Personal information
- Full name: David Roy Affleck
- Date of birth: 26 July 1912
- Place of birth: Coylton, Ayrshire, Scotland
- Date of death: 11 August 1984 (aged 72)
- Place of death: Stoke-sub-Hamdon, Somerset, England
- Height: 6 ft 0 in (1.83 m)
- Position(s): Centre-half

Youth career
- Crosshouse Castle Rovers

Senior career*
- Years: Team / Apps / (Gls)
- 1932–1934: Notts County / 0 / (0)
- 1934–1935: Bristol City / 3 / (0)
- 1935–1937: Clapton Orient / 66 / (0)
- 1937–1939: Southampton / 61 / (0)
- 1946–????: Yeovil Town / ? / (?)

= David Affleck =

Scottish footballer (1912–1984)

David Roy Affleck (26 July 1912 – 11 August 1984) was a Scottish professional footballer who played as a centre-half for Clapton Orient and Southampton in the 1930s.

==Playing career==
Affleck was born in Coylton, Ayrshire, on 26 July 1912 and played Scottish junior football with Crosshouse Castle Rovers. He joined Notts County in July 1932 but made no first team appearances before moving on to Bristol City in May 1934. After a season with City he joined Clapton Orient in July 1935, where he spent two seasons in the Third Division South.
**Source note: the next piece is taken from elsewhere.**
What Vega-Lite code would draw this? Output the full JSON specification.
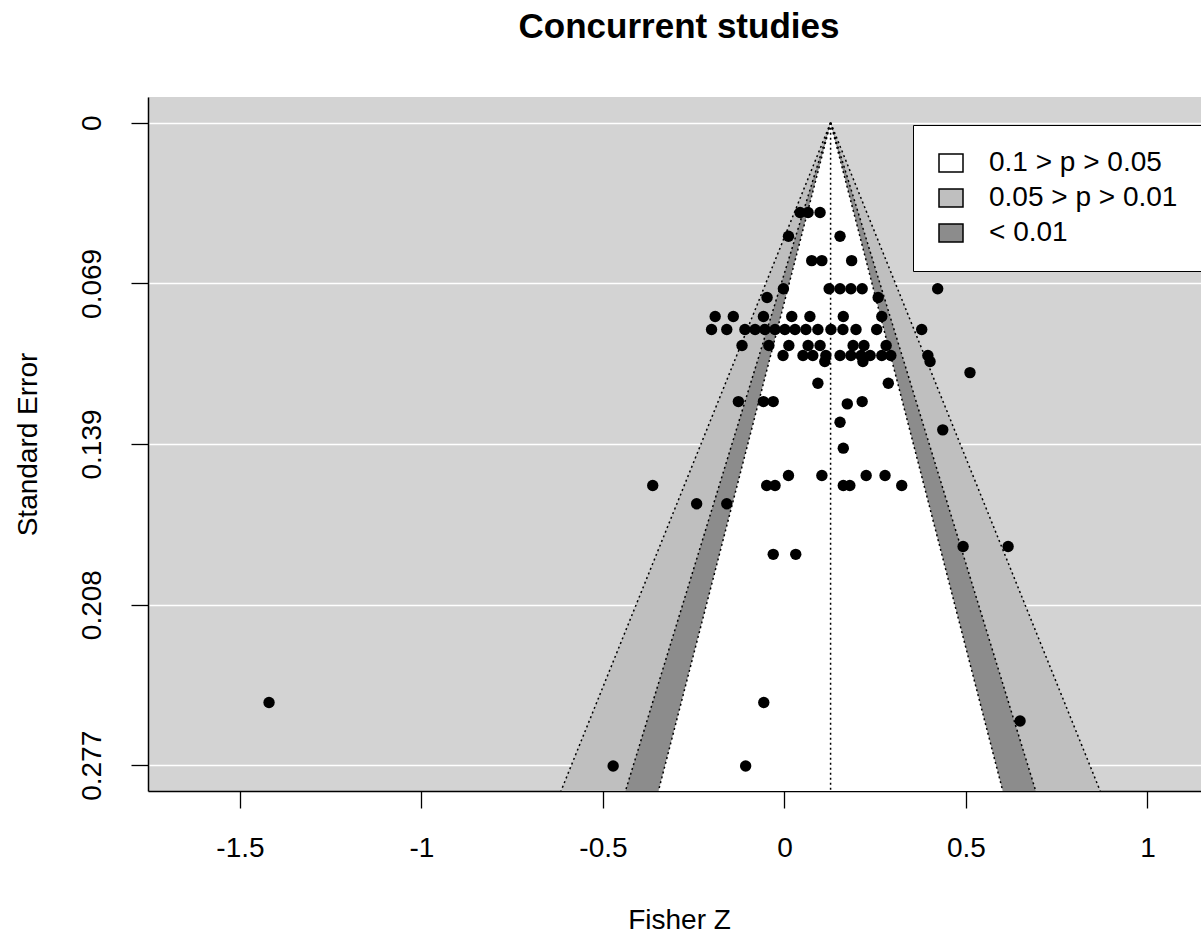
{
  "$schema": "https://vega.github.io/schema/vega-lite/v6.json",
  "width": 1053,
  "height": 694,
  "autosize": {"type": "none"},
  "padding": {"left": 148, "top": 97, "right": 0, "bottom": 143},
  "background": "white",
  "title": {"text": "Concurrent studies", "fontSize": 35, "fontWeight": "bold", "font": "Liberation Sans", "anchor": "middle", "frame": "group", "baseline": "alphabetic", "offset": 24.5, "dx": 4.5, "color": "black"},
  "config": {"font": "Liberation Sans", "view": {"fill": "#d3d3d3", "stroke": null}},
  "datasets": {
    "band99": [
      {"region": "0.05 > p > 0.01", "se": 0, "x": 0.127, "x2": 0.127},
      {"region": "0.05 > p > 0.01", "se": 0.2883, "x": -0.6157, "x2": 0.8697}
    ],
    "band95": [
      {"region": "< 0.01", "se": 0, "x": 0.127, "x2": 0.127},
      {"region": "< 0.01", "se": 0.2883, "x": -0.4381, "x2": 0.6921}
    ],
    "band90": [
      {"region": "0.1 > p > 0.05", "se": 0, "x": 0.127, "x2": 0.127},
      {"region": "0.1 > p > 0.05", "se": 0.2883, "x": -0.3473, "x2": 0.6013}
    ],
    "lines": [
      {"id": "c", "se": 0, "x": 0.127}, {"id": "c", "se": 0.2883, "x": 0.127},
      {"id": "l90", "se": 0, "x": 0.127}, {"id": "l90", "se": 0.2883, "x": -0.3473},
      {"id": "r90", "se": 0, "x": 0.127}, {"id": "r90", "se": 0.2883, "x": 0.6013},
      {"id": "l95", "se": 0, "x": 0.127}, {"id": "l95", "se": 0.2883, "x": -0.4381},
      {"id": "r95", "se": 0, "x": 0.127}, {"id": "r95", "se": 0.2883, "x": 0.6921},
      {"id": "l99", "se": 0, "x": 0.127}, {"id": "l99", "se": 0.2883, "x": -0.6157},
      {"id": "r99", "se": 0, "x": 0.127}, {"id": "r99", "se": 0.2883, "x": 0.8697}
    ],
    "studies": [
      {"x": 0.043, "se": 0.0387}, {"x": 0.065, "se": 0.0387}, {"x": 0.098, "se": 0.0387},
      {"x": 0.011, "se": 0.049}, {"x": 0.153, "se": 0.049},
      {"x": 0.075, "se": 0.0595}, {"x": 0.103, "se": 0.0595}, {"x": 0.185, "se": 0.0595},
      {"x": -0.003, "se": 0.0716}, {"x": 0.123, "se": 0.0716}, {"x": 0.153, "se": 0.0716}, {"x": 0.183, "se": 0.0716}, {"x": 0.214, "se": 0.0716}, {"x": 0.422, "se": 0.0716},
      {"x": -0.048, "se": 0.0754}, {"x": 0.258, "se": 0.0754},
      {"x": -0.191, "se": 0.0836}, {"x": -0.141, "se": 0.0836}, {"x": -0.058, "se": 0.0836}, {"x": 0.02, "se": 0.0836}, {"x": 0.07, "se": 0.0836}, {"x": 0.162, "se": 0.0836}, {"x": 0.268, "se": 0.0836},
      {"x": -0.201, "se": 0.0892}, {"x": -0.159, "se": 0.0892}, {"x": -0.109, "se": 0.0892}, {"x": -0.081, "se": 0.0892}, {"x": -0.054, "se": 0.0892}, {"x": -0.026, "se": 0.0892}, {"x": 0.001, "se": 0.0892}, {"x": 0.029, "se": 0.0892}, {"x": 0.059, "se": 0.0892}, {"x": 0.092, "se": 0.0892}, {"x": 0.128, "se": 0.0892}, {"x": 0.161, "se": 0.0892}, {"x": 0.197, "se": 0.0892}, {"x": 0.254, "se": 0.0892}, {"x": 0.378, "se": 0.0892},
      {"x": -0.117, "se": 0.0961}, {"x": -0.043, "se": 0.0961}, {"x": 0.012, "se": 0.0961}, {"x": 0.065, "se": 0.0961}, {"x": 0.098, "se": 0.0961}, {"x": 0.189, "se": 0.0961}, {"x": 0.219, "se": 0.0961}, {"x": 0.28, "se": 0.0961},
      {"x": -0.004, "se": 0.1004}, {"x": 0.051, "se": 0.1004}, {"x": 0.078, "se": 0.1004}, {"x": 0.114, "se": 0.1004}, {"x": 0.153, "se": 0.1004}, {"x": 0.183, "se": 0.1004}, {"x": 0.211, "se": 0.1004}, {"x": 0.236, "se": 0.1004}, {"x": 0.268, "se": 0.1004}, {"x": 0.293, "se": 0.1004}, {"x": 0.395, "se": 0.1004},
      {"x": 0.111, "se": 0.103}, {"x": 0.216, "se": 0.103}, {"x": 0.401, "se": 0.103},
      {"x": 0.511, "se": 0.1078},
      {"x": 0.092, "se": 0.1124}, {"x": 0.286, "se": 0.1124},
      {"x": -0.127, "se": 0.1203}, {"x": -0.058, "se": 0.1203}, {"x": -0.031, "se": 0.1203}, {"x": 0.214, "se": 0.1203},
      {"x": 0.173, "se": 0.1213},
      {"x": 0.153, "se": 0.1292},
      {"x": 0.436, "se": 0.1325},
      {"x": 0.162, "se": 0.1404},
      {"x": 0.011, "se": 0.1522}, {"x": 0.103, "se": 0.1522}, {"x": 0.225, "se": 0.1522}, {"x": 0.277, "se": 0.1522},
      {"x": -0.363, "se": 0.1565}, {"x": -0.049, "se": 0.1565}, {"x": -0.026, "se": 0.1565}, {"x": 0.162, "se": 0.1565}, {"x": 0.18, "se": 0.1565}, {"x": 0.323, "se": 0.1565},
      {"x": -0.242, "se": 0.1644}, {"x": -0.159, "se": 0.1644},
      {"x": 0.492, "se": 0.1828}, {"x": 0.616, "se": 0.1828},
      {"x": -0.031, "se": 0.1862}, {"x": 0.031, "se": 0.1862},
      {"x": -1.42, "se": 0.2501}, {"x": -0.057, "se": 0.2501},
      {"x": 0.649, "se": 0.2581},
      {"x": -0.472, "se": 0.2775}, {"x": -0.107, "se": 0.2775}
    ]
  },
  "encoding": {
    "x": {
      "field": "x", "type": "quantitative",
      "scale": {"domain": [-1.7534, 1.1474], "nice": false, "zero": false},
      "axis": {
        "title": "Fisher Z", "values": [-1.5, -1, -0.5, 0, 0.5, 1],
        "labelExpr": "toString(datum.value)",
        "grid": false, "domainColor": "black", "domainWidth": 1.5,
        "tickColor": "black", "tickWidth": 1.3, "tickSize": 17,
        "labelFontSize": 28, "labelColor": "black", "labelPadding": 48, "labelBaseline": "alphabetic",
        "labelFlush": false, "labelOverlap": false,
        "titleFontSize": 28, "titleFontWeight": "normal", "titleColor": "black",
        "titleX": 531, "titleY": 137, "titleBaseline": "alphabetic", "titleAlign": "center"
      }
    },
    "y": {
      "field": "se", "type": "quantitative",
      "scale": {"domain": [-0.0111, 0.2883], "nice": false, "zero": false, "reverse": true},
      "axis": {
        "title": "Standard Error", "values": [0, 0.0693, 0.1386, 0.2079, 0.2772],
        "labelExpr": "datum.value == 0 ? '0' : format(datum.value, '.3f')",
        "grid": true, "gridColor": "white", "gridWidth": 1.5, "gridOpacity": 1,
        "domainColor": "black", "domainWidth": 1.5,
        "tickColor": "black", "tickWidth": 1.3, "tickSize": 17,
        "labelFontSize": 28, "labelColor": "black", "labelAngle": -90, "labelAlign": "center", "labelBaseline": "alphabetic", "labelPadding": 31,
        "labelFlush": false, "labelOverlap": false,
        "titleFontSize": 28, "titleFontWeight": "normal", "titleColor": "black",
        "titleAngle": -90, "titleX": -112, "titleY": 347, "titleBaseline": "alphabetic", "titleAlign": "center"
      }
    }
  },
  "layer": [
    {
      "data": {"name": "band99"},
      "mark": {"type": "area", "orient": "horizontal", "opacity": 1},
      "encoding": {
        "x2": {"field": "x2"},
        "fill": {
          "field": "region", "type": "nominal",
          "scale": {"domain": ["0.1 > p > 0.05", "0.05 > p > 0.01", "< 0.01"], "range": ["#ffffff", "#bfbfbf", "#8c8c8c"]},
          "legend": {
            "title": null, "orient": "none", "legendX": 765, "legendY": 28, "padding": 24,
            "fillColor": "white", "strokeColor": "black",
            "symbolType": "M-1,-0.75H1V0.75H-1Z", "symbolSize": 576,
            "symbolStrokeColor": "black", "symbolStrokeWidth": 1.5, "symbolOpacity": 1,
            "labelFontSize": 28, "labelColor": "black", "labelLimit": 400, "labelOffset": 24, "rowPadding": 7,
            "labelExpr": "datum.label + '\u00a0\u00a0'"
          }
        }
      }
    },
    {
      "data": {"name": "band95"},
      "mark": {"type": "area", "orient": "horizontal", "opacity": 1},
      "encoding": {
        "x2": {"field": "x2"},
        "fill": {
          "field": "region", "type": "nominal",
          "scale": {"domain": ["0.1 > p > 0.05", "0.05 > p > 0.01", "< 0.01"], "range": ["#ffffff", "#bfbfbf", "#8c8c8c"]}
        }
      }
    },
    {
      "data": {"name": "band90"},
      "mark": {"type": "area", "orient": "horizontal", "opacity": 1},
      "encoding": {
        "x2": {"field": "x2"},
        "fill": {
          "field": "region", "type": "nominal",
          "scale": {"domain": ["0.1 > p > 0.05", "0.05 > p > 0.01", "< 0.01"], "range": ["#ffffff", "#bfbfbf", "#8c8c8c"]}
        }
      }
    },
    {
      "data": {"name": "lines"},
      "mark": {"type": "line", "color": "black", "strokeWidth": 1.5, "strokeDash": [2, 3]},
      "encoding": {
        "detail": {"field": "id", "type": "nominal"},
        "order": {"field": "se", "type": "quantitative"}
      }
    },
    {
      "data": {"name": "studies"},
      "mark": {"type": "point", "shape": "circle", "filled": true, "size": 130, "color": "black", "opacity": 1, "strokeWidth": 0}
    }
  ]
}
Financial difficulties at Orient led to Affleck being sold to Southampton in May 1937, where he was recruited by Tom Parker as part of his drive to strengthen the team in an attempt to gain promotion from the Second Division, along with Frank Hill (from Blackpool), Billy Bevis (from Portsmouth) and Ray Parkin (from Middlesbrough).

After two seasons at The Dell, "his heading ability, coupled with some incisive tackling, reportedly attracted the attention of top London clubs, Tottenham Hotspur and Chelsea" but, unfortunately, the war interrupted his career and prevented a move to a bigger club. Affleck joined the Southampton police reservists and, during the war, turned out for the Southampton Police XI as well as making sporadic appearances for The Saints in wartime matches.

When hostilities were over, he was 33 years old and joined non-league Yeovil Town. He was now a full-time policeman and remained in Somerset for the rest of his life. Affleck died on 11 August 1984.